So I was wrong about where my colleague wanted to take me. It wasn’t to visit his home place, but to visit his friend who is the quality manager of a Tea factory.

And the cabbage (me!) didn’t take his camera! What a fantastic trip! Two matatu rides up to the green highlands by the foot of the Abberdares. And a trip round the factory to see all the processes (I had no idea what they all were) and how they use superheated steam to warm the air that they blow past the leaves to whither them, and so on. Fabulous. And with a very knowledgable guide. It was alike a private lesson in tea production.

My colleague, a short fellow, and I (not so) were bedecked in white coats and baseball hats and we must have looked like some sort of comedy duo as we trailed round the factory asking odd questions and trying not to be sucked into big ducts with powerful fans in them.

And finally to the “lab” to taste the different grades of tea, and a cup of nice tea to round it all off!


  1. Tyg Says:

    Cup’o chai, sir?

  2. Lydia Says:

    Wow! Which way round did you wear your baseball hat?

  3. Jan Main Says:

    😀 Hey that sounds really good fun and what was the T like ?? good ? and did they only do black tea or did they have green at all ? and flavours ??shame about the camera as you two must have look really funny !! and Hey did you get my email and how are things ?? love sis ..xxx

  4. Mark Says:

    I just wrote a long description of the whole visit here, including all the processes, including the "ball breaker". But the poxy fucking Nairobi cybercafe I’m in have dodgey internet and the whole thing went the way of all data (/dev/null). :angry: 😥

  5. Mark Says:

    The tea arrives in tatty-looking sacks, such as I saw, when I was a kid, on the backs of indian women on some ‘tea-cards’ in a toffee tin in the cupboard in our old house in Lowestoft. It was even the same bright lime green colour.

    The sacks are weighed on some sophisticated digital scales and then hung, by their tatty rope handles, on the hooks of an overhead conveyer whence they are whisked up into the higher levels of the factory, to the whithering beds. Up to the whithering beds we went too, via stairs.

    Upstairs the fresh tea leaves are lain out on tables where conditioned (warmed) air is blown over them for six or so hours until the moisture content has reduced to 67% (IIRC). Once thus whithered, the leaves are scouped up by women workers and dumped onto a conveyer belt that takes them and dumps them into the CTC machine on the ground floor.

    Downstairs the Cutting, Tearing and something-else-that-begins-with-C machine cuts, tears and …erm… chews the tea shoots to open all the cells in their leaves. Thus masticated, the resulting soft green granules are left in bins with more conditioned air blowing through them to ferment. Fermentation takes 90 minutes during which time the temperature of the leaf-mould is measured and plotted on a graph (blackboard) above the bin. Painted on the blackboard is the curve that the temperature is expected to take: up first then then down.

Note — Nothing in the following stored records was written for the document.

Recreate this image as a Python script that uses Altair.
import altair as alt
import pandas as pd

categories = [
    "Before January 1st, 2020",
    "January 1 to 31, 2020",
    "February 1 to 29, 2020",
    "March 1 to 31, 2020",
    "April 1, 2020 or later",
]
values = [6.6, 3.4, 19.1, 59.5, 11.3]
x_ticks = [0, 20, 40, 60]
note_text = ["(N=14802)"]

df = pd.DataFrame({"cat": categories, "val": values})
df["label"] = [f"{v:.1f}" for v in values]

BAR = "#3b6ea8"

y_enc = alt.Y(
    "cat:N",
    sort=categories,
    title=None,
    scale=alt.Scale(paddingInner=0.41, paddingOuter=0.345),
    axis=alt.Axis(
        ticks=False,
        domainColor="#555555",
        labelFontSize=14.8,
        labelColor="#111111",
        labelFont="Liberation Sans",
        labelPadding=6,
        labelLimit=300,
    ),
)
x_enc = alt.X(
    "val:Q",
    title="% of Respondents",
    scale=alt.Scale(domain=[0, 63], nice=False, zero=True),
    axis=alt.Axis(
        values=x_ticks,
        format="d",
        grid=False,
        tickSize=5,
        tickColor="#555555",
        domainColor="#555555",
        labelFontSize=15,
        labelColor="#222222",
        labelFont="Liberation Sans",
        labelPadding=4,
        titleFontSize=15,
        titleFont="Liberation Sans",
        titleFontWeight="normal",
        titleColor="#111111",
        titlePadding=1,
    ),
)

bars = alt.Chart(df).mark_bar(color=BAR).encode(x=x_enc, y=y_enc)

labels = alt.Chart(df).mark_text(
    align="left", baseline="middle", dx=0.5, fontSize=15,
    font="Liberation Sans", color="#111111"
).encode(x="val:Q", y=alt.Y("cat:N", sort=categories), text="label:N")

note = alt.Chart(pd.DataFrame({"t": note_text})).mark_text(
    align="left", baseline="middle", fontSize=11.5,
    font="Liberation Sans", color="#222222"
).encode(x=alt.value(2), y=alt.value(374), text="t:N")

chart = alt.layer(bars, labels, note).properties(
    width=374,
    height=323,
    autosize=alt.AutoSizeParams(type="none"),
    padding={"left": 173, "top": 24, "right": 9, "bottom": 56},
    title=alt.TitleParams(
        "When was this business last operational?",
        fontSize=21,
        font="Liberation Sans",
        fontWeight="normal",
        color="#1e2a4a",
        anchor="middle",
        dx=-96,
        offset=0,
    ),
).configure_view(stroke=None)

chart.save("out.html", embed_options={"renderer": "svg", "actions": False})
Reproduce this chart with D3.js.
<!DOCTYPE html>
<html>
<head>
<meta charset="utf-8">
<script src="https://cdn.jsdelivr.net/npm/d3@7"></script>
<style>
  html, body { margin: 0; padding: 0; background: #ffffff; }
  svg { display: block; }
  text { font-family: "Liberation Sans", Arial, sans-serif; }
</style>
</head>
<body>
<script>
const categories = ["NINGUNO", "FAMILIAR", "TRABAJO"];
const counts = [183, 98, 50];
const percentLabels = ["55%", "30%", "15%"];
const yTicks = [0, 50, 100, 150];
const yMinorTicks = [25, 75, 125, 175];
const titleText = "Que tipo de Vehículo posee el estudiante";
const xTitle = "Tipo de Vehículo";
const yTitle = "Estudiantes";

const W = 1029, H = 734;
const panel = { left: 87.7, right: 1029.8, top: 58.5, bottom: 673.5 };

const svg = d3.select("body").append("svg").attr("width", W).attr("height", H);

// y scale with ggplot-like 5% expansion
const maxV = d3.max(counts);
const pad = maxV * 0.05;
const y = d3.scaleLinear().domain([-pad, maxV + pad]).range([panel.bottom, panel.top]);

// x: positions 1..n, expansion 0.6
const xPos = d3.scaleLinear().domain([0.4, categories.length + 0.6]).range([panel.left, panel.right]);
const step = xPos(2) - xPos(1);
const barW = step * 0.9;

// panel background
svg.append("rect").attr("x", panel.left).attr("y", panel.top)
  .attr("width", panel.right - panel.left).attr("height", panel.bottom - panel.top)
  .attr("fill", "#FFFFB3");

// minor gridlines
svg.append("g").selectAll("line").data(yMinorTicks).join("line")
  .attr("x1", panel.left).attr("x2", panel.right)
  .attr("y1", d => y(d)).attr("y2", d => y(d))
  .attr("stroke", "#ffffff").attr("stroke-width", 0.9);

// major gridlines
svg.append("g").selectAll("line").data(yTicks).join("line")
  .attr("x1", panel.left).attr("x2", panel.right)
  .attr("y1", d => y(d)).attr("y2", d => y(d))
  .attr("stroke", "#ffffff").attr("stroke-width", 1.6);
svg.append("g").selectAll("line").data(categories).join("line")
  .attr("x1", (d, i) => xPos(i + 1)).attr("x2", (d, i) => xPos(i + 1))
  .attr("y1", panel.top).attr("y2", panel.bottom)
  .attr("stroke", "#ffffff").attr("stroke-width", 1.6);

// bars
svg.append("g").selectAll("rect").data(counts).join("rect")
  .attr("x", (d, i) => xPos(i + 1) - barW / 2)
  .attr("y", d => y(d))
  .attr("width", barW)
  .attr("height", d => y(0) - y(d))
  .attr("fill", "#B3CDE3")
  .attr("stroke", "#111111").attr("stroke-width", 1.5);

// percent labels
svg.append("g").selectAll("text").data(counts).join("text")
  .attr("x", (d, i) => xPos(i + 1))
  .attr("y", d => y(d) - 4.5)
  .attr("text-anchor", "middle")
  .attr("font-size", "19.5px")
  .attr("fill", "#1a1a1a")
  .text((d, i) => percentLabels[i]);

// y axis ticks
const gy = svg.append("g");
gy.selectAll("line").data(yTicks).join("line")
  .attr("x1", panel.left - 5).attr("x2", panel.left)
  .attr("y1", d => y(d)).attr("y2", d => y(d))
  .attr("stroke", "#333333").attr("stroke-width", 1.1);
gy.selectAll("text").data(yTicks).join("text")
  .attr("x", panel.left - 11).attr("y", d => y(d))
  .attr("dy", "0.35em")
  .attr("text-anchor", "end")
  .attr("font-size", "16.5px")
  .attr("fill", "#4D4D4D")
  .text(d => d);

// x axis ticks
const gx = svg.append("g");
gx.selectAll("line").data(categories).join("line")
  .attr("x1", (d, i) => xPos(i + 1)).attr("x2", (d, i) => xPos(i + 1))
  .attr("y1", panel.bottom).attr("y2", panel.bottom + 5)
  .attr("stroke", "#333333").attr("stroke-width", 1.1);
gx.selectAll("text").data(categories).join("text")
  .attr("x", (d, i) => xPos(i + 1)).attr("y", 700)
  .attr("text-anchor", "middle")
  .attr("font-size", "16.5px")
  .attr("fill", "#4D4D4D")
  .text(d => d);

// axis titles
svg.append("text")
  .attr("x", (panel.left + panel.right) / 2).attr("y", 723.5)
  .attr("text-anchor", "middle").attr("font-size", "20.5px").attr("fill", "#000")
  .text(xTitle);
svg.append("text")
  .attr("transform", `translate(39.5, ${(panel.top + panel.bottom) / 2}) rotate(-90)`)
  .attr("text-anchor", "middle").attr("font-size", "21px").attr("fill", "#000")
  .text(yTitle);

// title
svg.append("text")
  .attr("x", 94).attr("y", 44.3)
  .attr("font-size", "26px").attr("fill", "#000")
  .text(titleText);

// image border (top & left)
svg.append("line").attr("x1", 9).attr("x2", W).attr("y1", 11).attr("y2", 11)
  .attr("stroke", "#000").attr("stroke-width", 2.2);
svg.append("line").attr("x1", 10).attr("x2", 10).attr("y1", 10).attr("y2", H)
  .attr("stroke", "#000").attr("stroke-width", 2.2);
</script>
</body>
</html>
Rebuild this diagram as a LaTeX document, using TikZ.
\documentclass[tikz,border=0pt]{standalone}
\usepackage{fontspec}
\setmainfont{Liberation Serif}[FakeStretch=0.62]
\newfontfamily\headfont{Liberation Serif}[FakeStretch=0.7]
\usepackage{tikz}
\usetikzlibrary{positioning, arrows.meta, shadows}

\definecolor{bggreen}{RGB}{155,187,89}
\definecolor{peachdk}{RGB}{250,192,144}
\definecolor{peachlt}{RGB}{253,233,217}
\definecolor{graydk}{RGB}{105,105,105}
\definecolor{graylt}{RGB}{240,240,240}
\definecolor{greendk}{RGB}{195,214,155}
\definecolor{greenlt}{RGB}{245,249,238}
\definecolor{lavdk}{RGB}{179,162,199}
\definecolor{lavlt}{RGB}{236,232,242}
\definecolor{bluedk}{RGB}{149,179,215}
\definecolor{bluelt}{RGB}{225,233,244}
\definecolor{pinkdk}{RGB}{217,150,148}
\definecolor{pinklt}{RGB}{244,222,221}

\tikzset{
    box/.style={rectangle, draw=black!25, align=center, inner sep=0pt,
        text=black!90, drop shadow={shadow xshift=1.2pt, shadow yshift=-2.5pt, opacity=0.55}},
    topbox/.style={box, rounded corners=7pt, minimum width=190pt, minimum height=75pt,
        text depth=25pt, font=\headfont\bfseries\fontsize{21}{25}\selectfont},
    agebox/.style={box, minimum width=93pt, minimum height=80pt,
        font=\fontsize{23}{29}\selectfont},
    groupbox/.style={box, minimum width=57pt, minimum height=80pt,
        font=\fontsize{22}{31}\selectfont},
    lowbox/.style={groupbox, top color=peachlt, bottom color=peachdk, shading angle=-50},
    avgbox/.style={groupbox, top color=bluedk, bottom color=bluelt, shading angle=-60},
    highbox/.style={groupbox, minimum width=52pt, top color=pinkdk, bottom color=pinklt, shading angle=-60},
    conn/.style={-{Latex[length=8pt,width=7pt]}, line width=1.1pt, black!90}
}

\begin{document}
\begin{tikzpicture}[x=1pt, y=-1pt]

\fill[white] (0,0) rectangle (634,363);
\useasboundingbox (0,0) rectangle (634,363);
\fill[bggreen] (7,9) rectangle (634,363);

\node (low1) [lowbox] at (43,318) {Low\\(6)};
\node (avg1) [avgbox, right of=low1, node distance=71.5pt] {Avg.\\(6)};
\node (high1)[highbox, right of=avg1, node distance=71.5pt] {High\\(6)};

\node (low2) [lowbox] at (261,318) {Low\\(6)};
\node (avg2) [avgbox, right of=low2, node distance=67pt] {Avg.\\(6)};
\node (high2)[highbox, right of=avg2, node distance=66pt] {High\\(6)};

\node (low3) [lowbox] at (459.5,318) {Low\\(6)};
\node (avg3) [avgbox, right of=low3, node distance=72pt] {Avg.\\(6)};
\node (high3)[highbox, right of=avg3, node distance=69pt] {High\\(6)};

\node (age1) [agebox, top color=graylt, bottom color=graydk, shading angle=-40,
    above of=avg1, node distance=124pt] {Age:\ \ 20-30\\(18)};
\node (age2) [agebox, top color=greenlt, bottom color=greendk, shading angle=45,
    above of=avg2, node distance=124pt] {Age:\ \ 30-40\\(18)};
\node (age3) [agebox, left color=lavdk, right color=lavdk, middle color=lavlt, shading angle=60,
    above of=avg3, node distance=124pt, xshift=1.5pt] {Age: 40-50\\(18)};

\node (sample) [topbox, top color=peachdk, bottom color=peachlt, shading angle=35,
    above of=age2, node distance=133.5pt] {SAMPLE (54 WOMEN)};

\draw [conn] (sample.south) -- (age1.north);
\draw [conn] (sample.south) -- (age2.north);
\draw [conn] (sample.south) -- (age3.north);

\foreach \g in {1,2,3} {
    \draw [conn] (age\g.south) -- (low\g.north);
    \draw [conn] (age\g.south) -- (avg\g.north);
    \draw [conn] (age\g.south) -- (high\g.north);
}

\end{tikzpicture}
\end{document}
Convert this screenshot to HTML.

    The air is conditioned (warmed) by radiators filled with superheated steam from the boilers out the back. When fermentation is complete, the green leaves have turned yellowy brown and are carted off and shoveled into the Ball Breaker (I kid you not) which makes the big lumps into smaller ones (and was the source of amusement on our visit). Immediately after the ball breaker is a giant vibrator (!): a vibrating conveyer on which even more heated air is blown over the tea lumps. (Lumps isnt the technical term for the stuff but the only better word I can think of is granules which has a strongly coffee connitation). First very hot air is used to halt the fermentation, then hot air to dry the fermenetd lumps. What comes off the end of this conveyer is, in essence, the black tea we all know and love.

    The last process is sorting: the tea passes through various wire meshes with varying hole sizes, the whole thing propelled by more vigorous vibration. Tea of various gagues emerges and falls into sacks round the machine. I didn’t reralize that the flavour of the tea depends on the size of those lumps. The larger the lump the less surface-area per mass there is and this affects the amount of oxygen available to the oxidisation reaction in the fermentation process. Large lumps have less oxygen and, as a result, have more flavour but less strength. The fine powder has lots of surface area and results in strong bitter tea popular in arab countries. The middle grade fetches the highest price and much of that is exported to the UK.

    The graded bags of tea are put into storage and then, when there is enough, packed into 80KG sacks and sent to Mombassa. Samples from the sorting machine are taken and sent to Mombassa and also Nairobi for tasting and valuing. The customers themselves taste the tea and come up with their price. If there is a big disparity between that price and the one given by the Mombasa tasters the results of the samples sent to Nairobi can be consulted as a third opinion.